You’re absolutely right we shouldn’t celebrate that a maniac hasn’t engulfed Europe in war since 1945. This is an incredible feat for anyone with an elementary understanding of history.
We’re at the longest period of time that a unified Germany hasn’t started a war.
Obviously there are still authoritarians seeking control and starting wars, but they tend not to exist where free markets do. Apologies if that’s inconvenient for your politics.
That's a strawman caricature of the argument. States that are driven by free market allocation rather than central planning (because there's no _pure_ model of either/or) are much less likely to initiate major wars of conquest, such as the ongoing Ukraine war or a hypothetical invasion of Taiwan.
That's just empirical fact at this point. There are counterexamples, but the propensity goes strongly in one direction.
Also, "current genocide in Palestine" is a provocative / activist assertion, not a correct consensus use of terminology. It would at least open to debate, for example, that the situation started with a "genocide in Israel". Clarity won't be achievable for a while on that one -- but you can certainly signal that you've pre-judged the situation or can't be objective about it, with phrasing like yours.
For anybody to take your comment seriously, you'd first have to actually explain how you get to your assumptions. Because most serious people reject your assumption that there's a genocide going on in Palestine right now.
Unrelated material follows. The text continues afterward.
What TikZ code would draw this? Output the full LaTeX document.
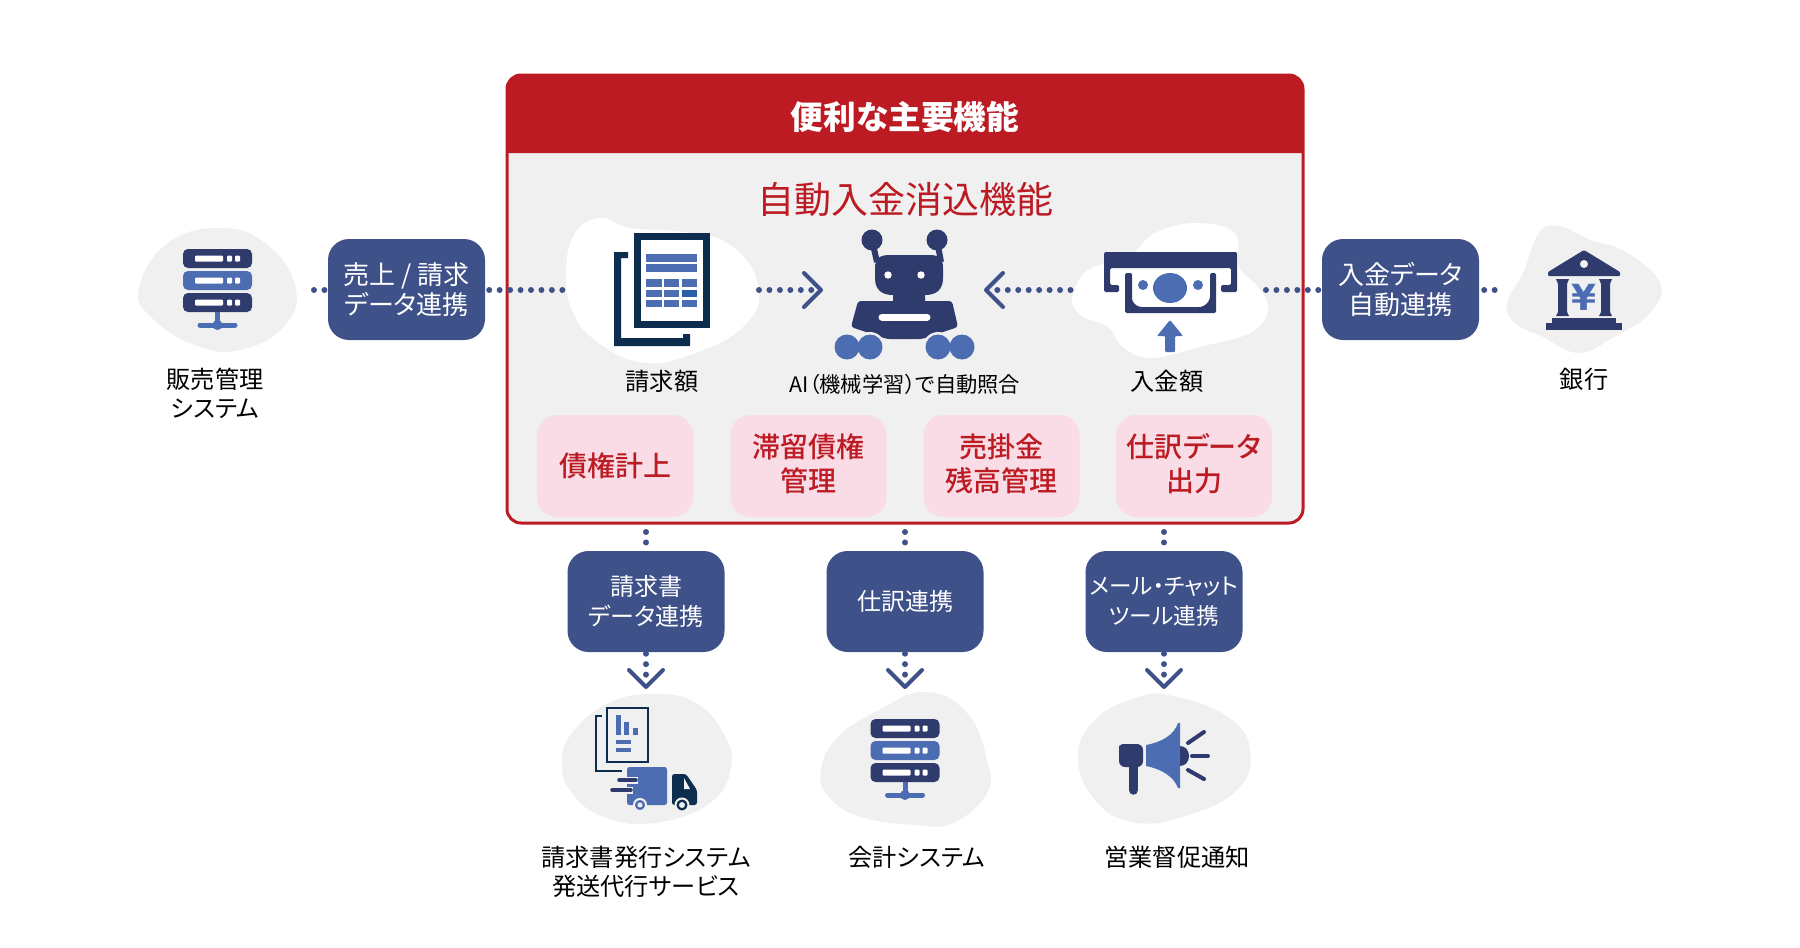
\documentclass[tikz,border=0pt]{standalone}
\usepackage{fontspec}
\setmainfont[RawFeature={+palt}]{Noto Sans CJK JP}
\newfontfamily\medfont[RawFeature={+palt}]{Noto Sans CJK JP Medium}
\newfontfamily\yenfont{DejaVu Sans}
\usetikzlibrary{arrows.meta}
\definecolor{navy}{HTML}{2F3A6D}
\definecolor{midblue}{HTML}{4D6DB3}
\definecolor{cellblue}{HTML}{2A5EA8}
\definecolor{deepblue}{HTML}{0C2D4E}
\definecolor{boxblue}{HTML}{3F5189}
\definecolor{softgrey}{HTML}{F0F0F0}
\definecolor{mainred}{HTML}{BC1B23}
\definecolor{softpink}{HTML}{F9DCE5}
\tikzset{
  x=1pt,y=-1pt,
  linkbox/.style={rectangle,fill=boxblue,rounded corners=21pt,minimum height=101pt,minimum width=157pt,inner sep=0pt,text=white,align=center,font=\fontsize{26}{30}\selectfont},
  lowerbox/.style={linkbox,font=\fontsize{24}{29.5}\selectfont},
  featbox/.style={rectangle,fill=softpink,rounded corners=20pt,minimum width=156pt,minimum height=102pt,inner sep=0pt},
  feattext/.style={inner sep=0pt,text=mainred,align=center,font=\fontsize{28}{34}\medfont},
  caption/.style={inner sep=0pt,align=center,text=black,font=\fontsize{24.2}{29}\selectfont},
  dotline/.style={draw=boxblue,line width=6pt,line cap=round,dash pattern=on 0pt off 10.45pt},
  chevtip/.style={-{Straight Barb[length=17pt,width=34pt,line width=4pt,round]}},
  serverpic/.pic={
    \foreach \yy in {0,22,44}{
      \ifnum\yy=22 \fill[midblue,rounded corners=5pt] (0,\yy) rectangle (69,\yy+19);
      \else \fill[navy,rounded corners=5pt] (0,\yy) rectangle (69,\yy+19);\fi
      \fill[white,rounded corners=1pt] (12,\yy+6.5) rectangle (40,\yy+12.5);
      \fill[white,rounded corners=1pt] (44,\yy+6.5) rectangle (49,\yy+12.5);
      \fill[white,rounded corners=1pt] (52,\yy+6.5) rectangle (57,\yy+12.5);
    }
    \fill[midblue] (32,63) rectangle (37,76);
    \draw[midblue,line width=5pt,line cap=round] (17,76) -- (52,76);
    \fill[midblue] (34.5,76) circle (5pt);
  }
}
\begin{document}
\begin{tikzpicture}
\useasboundingbox (0,0) rectangle (1800,948);
\fill[white] (0,0) rectangle (1800,948);
% outer blobs
\fill[softgrey] plot[smooth cycle,tension=.75] coordinates {(139,288)(168,243)(220,228)(265,243)(295,285)(285,325)(240,350)(195,345)(152,318)};
\fill[softgrey] plot[smooth cycle,tension=.7] coordinates {(1507,303)(1523,273)(1539,233)(1559,226)(1591,240)(1626,252)(1660,283)(1650,313)(1614,337)(1579,353)(1543,337)(1515,323)};
\fill[softgrey] plot[smooth cycle,tension=.75] coordinates {(562,763)(572,733)(609,703)(655,694)(696,703)(723,733)(731,767)(710,803)(655,823)(604,817)(572,793)};
\fill[softgrey] plot[smooth cycle,tension=.75] coordinates {(821,770)(838,737)(879,710)(925,692)(967,713)(987,760)(987,793)(953,823)(916,825)(861,817)(829,797)};
\fill[softgrey] plot[smooth cycle,tension=.75] coordinates {(1078,757)(1095,720)(1136,698)(1173,696)(1228,717)(1250,750)(1237,790)(1182,817)(1132,822)(1095,800)};
% main panel
\fill[softgrey,rounded corners=14pt] (507,75) rectangle (1303,523);
\fill[mainred] (507,153) [rounded corners=14pt] -- (507,75) -- (1303,75) [sharp corners] -- (1303,153) -- cycle;
\draw[mainred,line width=3pt,rounded corners=14pt] (507,75) rectangle (1303,523);
\node[inner sep=0pt,text=white,font=\fontsize{32.7}{36}\bfseries\selectfont] (headline) at (905,117) {便利な主要機能};
\node[inner sep=0pt,text=mainred,font=\fontsize{37}{40}\selectfont] (subhead) at (905,199) {自動入金消込機能};
% white blobs
\fill[white] plot[smooth cycle,tension=.75] coordinates {(566,275)(574,235)(600,218)(630,228)(683,232)(730,245)(758,285)(745,325)(690,355)(640,362)(595,340)(572,310)};
\fill[white] plot[smooth cycle,tension=.65] coordinates {(1072,300)(1088,270)(1127,258)(1155,233)(1195,223)(1235,233)(1239,267)(1258,287)(1268,310)(1250,333)(1199,347)(1151,358)(1123,347)(1108,327)(1084,317)};
% link boxes
\node[linkbox] (sync1) at (406.5,289.5) {売上 / 請求\\データ連携};
\node[linkbox] (sync2) at (1400.5,289.5) {入金データ\\自動連携};
\node[lowerbox] (sync3) at (646,601.5) {請求書\\データ連携};
\node[lowerbox] (sync4) at (905,601.5) {仕訳連携};
\node[lowerbox,font=\fontsize{22.6}{29.5}\selectfont] (sync5) at (1164,601.5) {メール・チャット\\ツール連携};
% connector ends
\coordinate (salesR) at (314,290);
\coordinate (docL) at (563,290);
\coordinate (docR) at (759,290);
\coordinate (arrowL) at (823,290);
\coordinate (cashL) at (1070.5,290);
\coordinate (arrowR) at (984,290);
\coordinate (cashR) at (1266,290);
\coordinate (bankL) at (1495,290);
\coordinate (topa) at (646,532);
\coordinate (topb) at (905,532);
\coordinate (topc) at (1164,532);
\coordinate (tipa) at (646,689);
\coordinate (tipb) at (905,689);
\coordinate (tipc) at (1164,689);
% connectors
\draw[dotline] (salesR) -- (sync1.west |- salesR);
\draw[dotline,shorten <=4pt] (sync1.east |- docL) -- (docL);
\draw[dotline,chevtip] (docR) -- (arrowL);
\draw[dotline,chevtip] (cashL) -- (arrowR);
\draw[dotline] (cashR) -- (sync2.west |- cashR);
\draw[dotline,shorten <=5pt] (sync2.east |- bankL) -- (bankL);
\draw[dotline] (topa) -- (sync3.north);
\draw[dotline] (topb) -- (sync4.north);
\draw[dotline] (topc) -- (sync5.north);
\draw[dotline,chevtip,shorten <=1.5pt] (sync3.south) -- (tipa);
\draw[dotline,chevtip,shorten <=1.5pt] (sync4.south) -- (tipb);
\draw[dotline,chevtip,shorten <=1.5pt] (sync5.south) -- (tipc);
% feature boxes
\node[featbox] (f1) at (615,466) {};
\node[feattext] (f1t) at (f1.center) {債権計上};
\node[featbox] (f2) at (808.5,466) {};
\node[feattext] (f2t) at ([yshift=2pt]f2.center) {滞留債権\\管理};
\node[featbox] (f3) at (1001.5,466) {};
\node[feattext] (f3t) at ([yshift=2pt]f3.center) {売掛金\\残高管理};
\node[featbox] (f4) at (1194,466) {};
\node[feattext] (f4t) at ([yshift=2pt]f4.center) {仕訳データ\\出力};
% captions
\node[caption] (t1) at (215,393.5) {販売管理\\システム};
\node[caption] (t2) at (662,381.5) {請求額};
\node[caption,font=\fontsize{21.3}{24}\selectfont] (t3) at (905,384.5) {AI（機械学習）で自動照合};
\node[caption] (t4) at (1167,381.5) {入金額};
\node[caption] (t5) at (1584,379) {銀行};
\node[caption] (t6) at (646,872) {請求書発行システム\\発送代行サービス};
\node[caption] (t7) at (917,857.5) {会計システム};
\node[caption] (t8) at (1177,857.5) {営業督促通知};
% servers
\pic at (183,249) {serverpic};
\pic at (870.5,719) {serverpic};
% doc icon
\fill[deepblue] (614,252) -- (628,252) -- (628,258) -- (621,258) -- (621,338) -- (683,338) -- (683,334) -- (690,334) -- (690,346) -- (614,346) -- cycle;
\fill[deepblue] (634,233) rectangle (710,328);
\fill[white] (641,240) rectangle (703,321);
\fill[midblue] (646,254) rectangle (697,262);
\fill[midblue] (646,264) rectangle (697,272);
\foreach \ya/\yb in {279/287,290/297,300/307}{
  \fill[midblue] (646,\ya) rectangle (662,\yb);
  \fill[midblue] (664,\ya) rectangle (679,\yb);
  \fill[midblue] (682,\ya) rectangle (697,\yb);
}
\fill[cellblue] (682,290) rectangle (697,297);
% robot
\draw[navy,line width=6pt] (872,240) -- (877,262);
\draw[navy,line width=6pt] (937,240) -- (941,262);
\fill[navy] (872,240) circle (10.5pt);
\fill[navy] (937,240) circle (10.5pt);
\fill[navy] (875,268) .. controls (875,258) and (880,255) .. (890,255) -- (929,255) .. controls (939,255) and (943,258) .. (943,268) -- (943,278) .. controls (943,290) and (936,295) .. (925,295) -- (925,302) -- (893,302) -- (893,295) .. controls (882,295) and (875,290) .. (875,278) -- cycle;
\fill[white] (888,275) circle (3.7pt);
\fill[white] (921,275) circle (3.7pt);
\fill[navy,rounded corners=3pt] (858,301) -- (952,301) -- (958,327) -- (922,339) -- (887,339) -- (851,327) -- cycle;
\draw[white,line width=7pt,line cap=round] (882,317) -- (927,317);
\foreach \wx in {847,870,938,962}{\fill[softgrey] (\wx,347) circle (15pt);}
\foreach \wx in {847,870,938,962}{\fill[midblue] (\wx,347) circle (12.5pt);}
% cash icon
\fill[navy,rounded corners=1.5pt] (1104,252) -- (1237,252) -- (1237,292) -- (1221,292) -- (1221,285) -- (1231,285) -- (1231,268) -- (1110,268) -- (1110,285) -- (1119,285) -- (1119,292) -- (1104,292) -- cycle;
\fill[navy,rounded corners=1.5pt] (1125,273) -- (1132,273) -- (1132,297) .. controls (1132,302) and (1136,306) .. (1141,307) -- (1200,307) .. controls (1205,306) and (1209,302) .. (1210,297) -- (1210,273) -- (1216,273) -- (1216,313) -- (1125,313) -- cycle;
\fill[midblue] (1170,288) ellipse (17pt and 15pt);
\fill[midblue] (1143,285) ellipse (5pt and 5pt);
\fill[midblue] (1198,285) ellipse (5pt and 5pt);
\fill[midblue,rounded corners=1pt] (1170,320) -- (1183,336) -- (1175,336) -- (1175,352) -- (1165,352) -- (1165,336) -- (1157,336) -- cycle;
% bank icon
\fill[navy,rounded corners=1pt] (1584,250) -- (1620,272) -- (1620,276) -- (1548,276) -- (1548,272) -- cycle;
\fill[softgrey] (1584,264) circle (4pt);
\fill[navy] (1556,279) -- (1569,279) -- (1567,284) -- (1567,312) -- (1569,316) -- (1556,316) -- (1558,312) -- (1558,284) -- cycle;
\fill[navy] (1599,279) -- (1612,279) -- (1610,284) -- (1610,312) -- (1612,316) -- (1599,316) -- (1601,312) -- (1601,284) -- cycle;
\node[inner sep=0pt,text=midblue,font=\fontsize{36}{36}\yenfont\bfseries\selectfont] (yen) at (1584,297) {¥};
\fill[navy] (1552,318) rectangle (1616,323);
\fill[navy] (1546,323) rectangle (1622,330);
% invoice and truck icon
\draw[deepblue,line width=2.5pt] (607,708) rectangle (648,762);
\draw[deepblue,line width=2.5pt] (602,716) -- (596,716) -- (596,771) -- (622,771);
\fill[midblue] (616,715) rectangle (621,735);
\fill[midblue] (624,722) rectangle (629,735);
\fill[midblue] (633,728) rectangle (638,735);
\draw[midblue,line width=3.5pt] (616,742) -- (631,742);
\draw[midblue,line width=3.5pt] (616,750) -- (631,750);
\fill[midblue,rounded corners=2.5pt] (627,767) rectangle (667,805);
\fill[deepblue,rounded corners=2.5pt] (672,805) -- (672,774) -- (686,774) -- (697,790) -- (697,805) -- cycle;
\fill[softgrey] (684,778) -- (690,789) -- (684,789) -- cycle;
\fill[midblue,draw=softgrey,line width=2pt] (640,805) circle (6pt);
\fill[softgrey] (640,805) circle (2.5pt);
\fill[deepblue,draw=softgrey,line width=2pt] (682,805) circle (6.5pt);
\fill[softgrey] (682,805) circle (3pt);
\draw[softgrey,line width=7pt] (616,780) -- (638,780);
\draw[softgrey,line width=7pt] (609,790) -- (633,790);
\draw[navy,line width=3.5pt,line cap=round] (619,780) -- (636,780);
\draw[navy,line width=3.5pt,line cap=round] (612,790) -- (631,790);
% megaphone
\fill[navy,rounded corners=6pt] (1119,767) -- (1119,752) .. controls (1119,746) and (1123,744) .. (1128,744) -- (1143,744) -- (1143,767) -- cycle;
\draw[navy,line width=9.5pt,line cap=round] (1133.5,762) -- (1133.5,790);
\fill[navy] (1180,746) .. controls (1192,746) and (1192,766) .. (1180,766) -- cycle;
\fill[midblue] (1146,745) .. controls (1162,742) and (1174,735) .. (1178,723) -- (1180,723) -- (1180,788) -- (1178,788) .. controls (1174,777) and (1162,769) .. (1146,766) -- cycle;
\draw[navy,line width=4pt,line cap=round] (1188,743) -- (1204,732);
\draw[navy,line width=4pt,line cap=round] (1192,756) -- (1208,756);
\draw[navy,line width=4pt,line cap=round] (1188,770) -- (1204,779);
\end{tikzpicture}
\end{document}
Putin is also a product of the forced liberalization of Rusia. I guess somebody would also argue that since Pinochet was also a general within Allende’s government, he’s also a product of communism.
Anyway, no war in Europe, but it’s kinda curious that the countries that go around with free market capitalism in modern history, are the ones who have invaded the most countries. By just this fact alone, I would consider the modern era of prosperity in the so called “Western countries” through cheap energy as more responsible of peace between them than free market. We will see what happens with more constrained resources. As a world inhabitant, I hope you are right.